Henry Raeburn, most famous for his intimate portraits of leading figures in Scottish life, was the first significant artist to pursue his entire career in Scotland. His pupils included the brothers William, Archibald and Andrew Robertson. The next generation of portrait painters included David Watson and John Watson Gordon. Significant Glasgow artists included John Graham-Gilbert and Daniel Macnee. David Wilkie emerged as of one of the most influential British artists of the century in a variety of forms. Alexander Nasmyth helped formulate the tradition of Scottish landscape painting, which focused in the mid-nineteenth century on the Highlands. It was taken into the late nineteenth century by artists including Horatio McCulloch, Joseph Farquharson and William McTaggart. Towards the end of the century a number of artist colonies were founded, particularly in coastal communities such as Pittenweem and Kirkcudbright. Wilkie was instrumental in the development of genre painting, which was pursued by artists including John Burnet, Alexander George Fraser and Walter Geikie. He also helped inspire the interest in Spanish and oriental painting, continued by William Allan, David Roberts and John Phillip.

Sculpture was pioneered in Scotland by Lawrence Macdonald and George Combe. John Steell was the first significant Scottish sculptor to pursue their career in Scotland, gaining attention for his Alexander and Bucephalus and his design for a statue of Sir Walter Scott incorporated into the author's memorial in Edinburgh. The tradition of Scottish sculpture was boosted by the statues made for the Wallace Monument and by the centenary of Robert Burns' death in 1896. Photography was pioneered in Scotland by Robert Adamson and David Octavius Hill. As Hill & Adamson they formed the first photographic studio in Scotland in 1843 and produced work that is among the first and finest artistic uses of photography. It was subsequently pursued by Thomas Annan, George Washington Wilson and Clementina Hawarden.
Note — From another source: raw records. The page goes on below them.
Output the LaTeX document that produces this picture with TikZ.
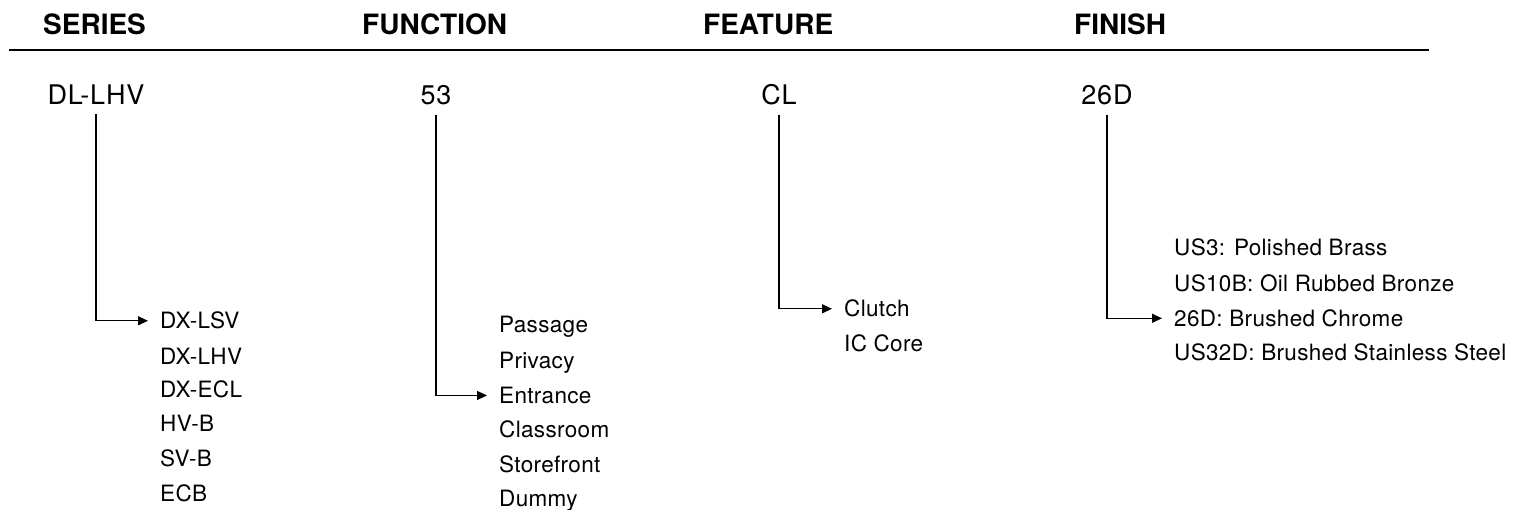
\documentclass[tikz,border=0pt]{standalone}
\usepackage{fontspec}
\setmainfont{TeX Gyre Heros}
\newfontfamily\codefont{TeX Gyre Heros}[LetterSpace=3]
\newfontfamily\optfont{TeX Gyre Heros}[LetterSpace=1.5]
\usetikzlibrary{arrows.meta}
\begin{document}
\begin{tikzpicture}[x=1pt,y=-1pt,
  head/.style={anchor=base west,inner sep=0pt,font=\fontsize{28}{32}\selectfont\bfseries},
  code/.style={anchor=base,inner xsep=0pt,inner ysep=9pt,font=\codefont\fontsize{27}{32}\selectfont},
  opt/.style={anchor=base west,inner sep=0pt,font=\optfont\fontsize{22.5}{26}\selectfont},
  rule/.style={line width=1.2pt},
  link/.style={line width=1.2pt,-{Triangle[length=10pt,width=9pt]},shorten >=12pt}]
\useasboundingbox (0,0) rectangle (1520,510);
% headers
\node[head] (hs) at (43,35) {SERIES};
\node[head] (hf) at (362,35) {FUNCTION};
\node[head] (ht) at (703,35) {FEATURE};
\node[head] (hn) at (1074,35) {FINISH};
\coordinate (rl) at (9,50);
\coordinate (rr) at (1429,50);
\draw[rule] (rl) -- (rr);
% codes
\node[code] (cs) at (96,105) {DL-LHV};
\node[code] (cf) at (436,105) {53};
\node[code] (ct) at (779,105) {CL};
\node[code] (cn) at (1107,105) {26D};
% series options
\node[opt] (s1) at (160,329) {DX-LSV};
\node[opt] (s2) at (160,364) {DX-LHV};
\node[opt] (s3) at (160,397) {DX-ECL};
\node[opt] (s4) at (160,431) {HV-B};
\node[opt] (s5) at (160,466) {SV-B};
\node[opt] (s6) at (160,501) {ECB};
% function options
\node[opt] (f1) at (499,333) {Passage};
\node[opt] (f2) at (499,368.5) {Privacy};
\node[opt] (f3) at (499,403.5) {Entrance};
\node[opt] (f4) at (499,437.5) {Classroom};
\node[opt] (f5) at (499,472) {Storefront};
\node[opt] (f6) at (499,506.5) {Dummy};
% feature options
\node[opt] (t1) at (844,317) {Clutch};
\node[opt] (t2) at (844,352) {IC Core};
% finish options
\node[opt] (n1) at (1174,256) {US3: Polished Brass};
\node[opt] (n2) at (1174,291.5) {US10B: Oil Rubbed Bronze};
\node[opt] (n3) at (1174,326.5) {26D: Brushed Chrome};
\node[opt] (n4) at (1174,360.5) {US32D: Brushed Stainless Steel};
% connectors
\draw[link] (cs.south) |- (s1.west);
\draw[link] (cf.south) |- (f3.west);
\draw[link] (ct.south) |- (t1.west);
\draw[link] (cn.south) |- (n3.west);
\end{tikzpicture}
\end{document}
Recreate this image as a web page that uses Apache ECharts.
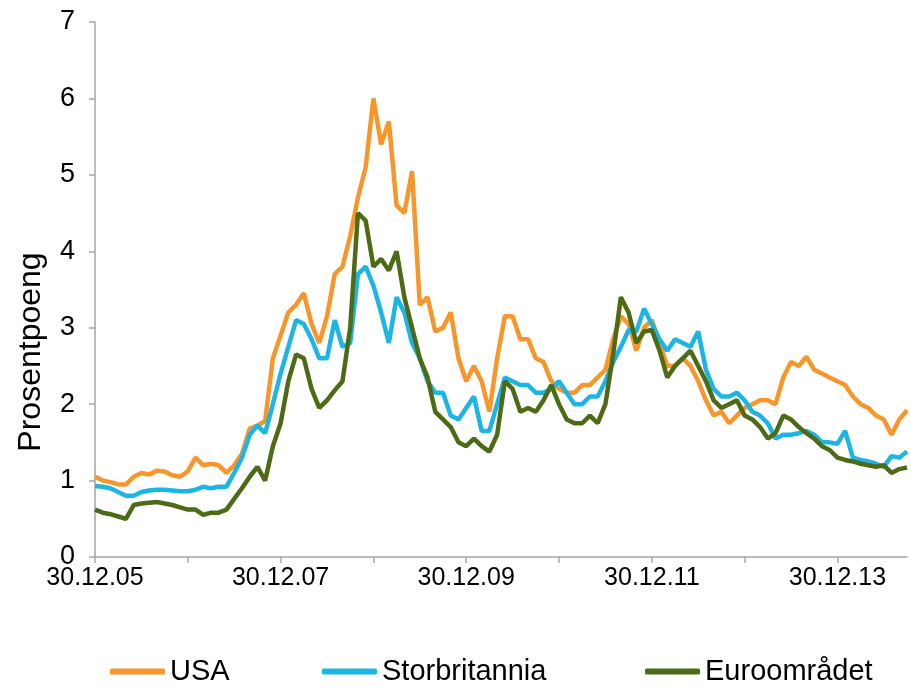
<!DOCTYPE html>
<html>
<head>
<meta charset="utf-8">
<script src="https://cdn.jsdelivr.net/npm/echarts@6/dist/echarts.min.js"></script>
<style>
  html, body { margin: 0; padding: 0; background: #fff; }
  #chart { width: 911px; height: 692px; }
</style>
</head>
<body>
<div id="chart"></div>
<script>
// monthly observations, first point 30.12.05
const startYear = 2005
const dates = []
for (let i = 0; i < 106; i++) {
  const m = (11 + i) % 12 + 1
  const y = startYear + Math.floor((11 + i) / 12)
  dates.push('30.' + String(m).padStart(2, '0') + '.' + String(y % 100).padStart(2, '0'))
}

const usa = [
  1.05, 1.00, 0.98, 0.95, 0.95, 1.05, 1.10, 1.08, 1.13, 1.12, 1.07, 1.05,
  1.12, 1.30, 1.20, 1.22, 1.20, 1.10, 1.20, 1.35, 1.68, 1.72, 1.78, 2.60,
  2.90, 3.20, 3.30, 3.45, 3.05, 2.80, 3.15, 3.70, 3.80, 4.20, 4.70, 5.10,
  6.00, 5.40, 5.70, 4.60, 4.50, 5.05, 3.30, 3.40, 2.95, 3.00, 3.20, 2.60,
  2.30, 2.50, 2.30, 1.90, 2.60, 3.15, 3.15, 2.85, 2.85, 2.60, 2.55, 2.30,
  2.20, 2.15, 2.15, 2.25, 2.25, 2.35, 2.45, 2.85, 3.15, 3.05, 2.70, 3.00,
  3.10, 2.80, 2.50, 2.50, 2.60, 2.50, 2.30, 2.05, 1.85, 1.90, 1.75, 1.85,
  1.95, 2.00, 2.05, 2.05, 2.00, 2.35, 2.55, 2.50, 2.62, 2.45, 2.40, 2.35,
  2.30, 2.25, 2.10, 2.00, 1.95, 1.85, 1.80, 1.60, 1.80, 1.92
]
const storbritannia = [
  0.93, 0.92, 0.90, 0.85, 0.80, 0.80, 0.85, 0.87, 0.88, 0.88, 0.87, 0.86,
  0.86, 0.88, 0.92, 0.90, 0.92, 0.92, 1.10, 1.30, 1.60, 1.72, 1.62, 2.00,
  2.40, 2.75, 3.10, 3.05, 2.85, 2.60, 2.60, 3.10, 2.75, 2.80, 3.70, 3.80,
  3.55, 3.20, 2.80, 3.40, 3.20, 2.80, 2.60, 2.30, 2.15, 2.15, 1.85, 1.80,
  1.95, 2.10, 1.65, 1.65, 2.00, 2.35, 2.30, 2.25, 2.25, 2.15, 2.15, 2.20,
  2.30, 2.15, 2.00, 2.00, 2.10, 2.10, 2.30, 2.55, 2.75, 2.97, 2.95, 3.25,
  3.05, 2.85, 2.70, 2.85, 2.80, 2.75, 2.95, 2.45, 2.20, 2.10, 2.10, 2.15,
  2.05, 1.90, 1.85, 1.75, 1.55, 1.60, 1.60, 1.62, 1.65, 1.60, 1.50, 1.50,
  1.48, 1.65, 1.30, 1.27, 1.25, 1.22, 1.18, 1.32, 1.30, 1.38
]
const euroomradet = [
  0.62, 0.58, 0.56, 0.53, 0.50, 0.68, 0.70, 0.71, 0.72, 0.70, 0.68, 0.65,
  0.62, 0.62, 0.55, 0.58, 0.58, 0.62, 0.76, 0.90, 1.05, 1.18, 1.00, 1.45,
  1.75, 2.30, 2.65, 2.60, 2.20, 1.95, 2.05, 2.18, 2.30, 3.00, 4.50, 4.40,
  3.80, 3.90, 3.75, 4.00, 3.40, 3.00, 2.60, 2.35, 1.90, 1.80, 1.70, 1.50,
  1.45, 1.55, 1.45, 1.38, 1.60, 2.30, 2.20, 1.90, 1.95, 1.90, 2.05, 2.25,
  2.00, 1.80, 1.75, 1.75, 1.85, 1.75, 2.00, 2.65, 3.40, 3.20, 2.80, 2.95,
  2.97, 2.70, 2.35, 2.50, 2.60, 2.70, 2.50, 2.30, 2.05, 1.95, 2.00, 2.05,
  1.85, 1.80, 1.70, 1.55, 1.62, 1.85, 1.80, 1.70, 1.62, 1.55, 1.45, 1.40,
  1.30, 1.27, 1.25, 1.22, 1.20, 1.18, 1.20, 1.10, 1.15, 1.17
]

const font = '"Liberation Sans", Arial, sans-serif'
const axisGrey = '#A6A6A6'

const chart = echarts.init(document.getElementById('chart'))

function legendAt(name, left) {
  return {
    data: [name],
    left: left,
    top: 652,
    icon: 'roundRect',
    itemWidth: 55,
    itemHeight: 6,
    itemGap: 5,
    textStyle: { fontFamily: font, fontSize: 29, color: '#000' }
  }
}

chart.setOption({
  animation: false,
  grid: { left: 95, right: 4, top: 22, bottom: 135 },
  legend: [
    legendAt('USA', 105),
    legendAt('Storbritannia', 317),
    legendAt('Euroområdet', 640)
  ],
  graphic: [{
    type: 'text',
    x: 31,
    y: 352,
    rotation: Math.PI / 2,
    style: {
      text: 'Prosentpoeng',
      fontFamily: font,
      fontSize: 32,
      fill: '#000',
      align: 'center',
      verticalAlign: 'middle'
    }
  }],
  xAxis: {
    type: 'category',
    data: dates,
    boundaryGap: false,
    axisLine: { lineStyle: { color: axisGrey, width: 1.5 } },
    axisTick: {
      interval: (i) => i % 12 === 0,
      length: 6,
      lineStyle: { color: axisGrey, width: 1.5 }
    },
    axisLabel: {
      interval: (i) => i % 24 === 0,
      fontFamily: font,
      fontSize: 25,
      color: '#000',
      margin: 9
    },
    splitLine: { show: false }
  },
  yAxis: {
    type: 'value',
    min: 0,
    max: 7,
    interval: 1,
    axisLine: { show: true, lineStyle: { color: axisGrey, width: 1.5 } },
    axisTick: { show: true, length: 6, lineStyle: { color: axisGrey, width: 1.5 } },
    axisLabel: { fontFamily: font, fontSize: 27, color: '#000', margin: 20 },
    splitLine: { show: false }
  },
  series: [
    {
      name: 'USA',
      type: 'line',
      data: usa,
      symbol: 'none',
      color: '#F7962A',
      lineStyle: { width: 4.5 }
    },
    {
      name: 'Storbritannia',
      type: 'line',
      data: storbritannia,
      symbol: 'none',
      color: '#1CB5E4',
      lineStyle: { width: 4.5 }
    },
    {
      name: 'Euroområdet',
      type: 'line',
      data: euroomradet,
      symbol: 'none',
      color: '#4D6A15',
      lineStyle: { width: 4.5 }
    }
  ]
})
</script>
</body>
</html>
The beginnings of the Arts and Crafts movement in Scotland were in the stained glass revival of the 1850s, pioneered in Edinburgh by James Ballantine and in Glasgow by Daniel Cottier. The Glasgow-born designer and theorist Christopher Dresser was one of the first, and most important, independent designers, a pivotal figure in the Aesthetic Movement and a major contributor to the allied Anglo-Japanese movement. A Celtic Revival, drawing on ancient myths and history to produce art in a modern idiom, was pursued by artists including Anna Traquair, John Duncan, Stewart Carmichael and George Dutch Davidson. In the late nineteenth century developments in Scottish art are associated with the Glasgow School. This was made up of loose groups including the Glasgow Boys, of James Guthrie, Joseph Crawhall, George Henry and E. A. Walton, who were influenced by French Impressionism and Realism. From around 1890 "The Four" or the "Spook School", was composed of acclaimed architect Charles Rennie Mackintosh, Margaret MacDonald, Frances and Herbert MacNair. They produced a distinctive blend of influences that helped define the Art Nouveau style.